A writer for Vice had discovered the cover on a bookmark being distributed at the Venice Biennale. On the back was Crumb's version of how things unfolded:

"The cover editor explained to me that the chief editor, David Remnick, went back and forth, first accepting my cover design, then rejecting it, then accepting it, then rejecting it. This went on for many months. I heard nothing for a long time. Finally, the artwork was returned to me without explanation, nor was an explanation ever forthcoming. Remnick would not give the reason for rejecting the cover, either to the cover editor, or to me.
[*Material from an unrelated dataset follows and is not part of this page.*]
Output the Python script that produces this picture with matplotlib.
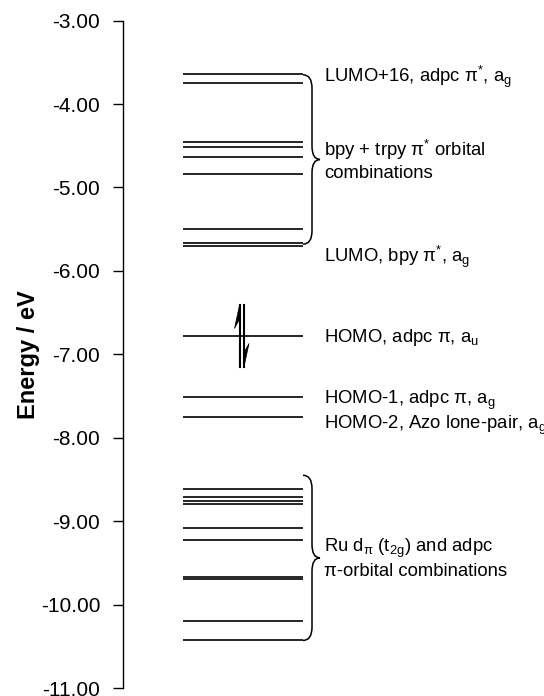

For this reason I refuse to do any more work for the New Yorker.

I felt insulted, not so much by the rejection as for the lack of any reason given. I can't work for a publication that won't give you any guidelines or criterion for accepting or rejecting a work submitted. Does the editor want to keep you guessing or what? I think part of the problem is the enormous power vested in the position of chief editor of the New Yorker. He has been ‘spoiled' by the power that he wields. So many artists are so eager to do covers for the New Yorker that they are devalued in the eyes of David Remnick. They are mere pawns. He is not compelled to take pains to show them any respect. Any artist is easily replaced by another. Fortunately for me, I do not feel that I need the New Yorker badly enough to put up with such brusque treatment at the hands of its editor-in-chief. The heck with him!"

How all of that fit onto the back of a bookmark I have no idea, but it was interesting to hear Crumb's tale nonetheless. Clearly, the "gender inspection" sign was what Remnick was wrestling with, and the fallout from millions of gays and lesbians who would have undoubtedly felt marginalized and stereotyped by the depiction. On the other hand, you need to put the illustration in the context of the illustrator: Crumb's entire career was built on his hypersexualized images of hulking women with lumberjack legs and the scrawny she-men who fawn over them. The picture was celebrating gender-defiance, not mocking it. Remnick should have run the cover and instead rejected the fist-bump catastrophe of the year prior. But come on, R.! Please reconsider your New Yorker boycott. I'd love to see your gloriously twisted work on future covers.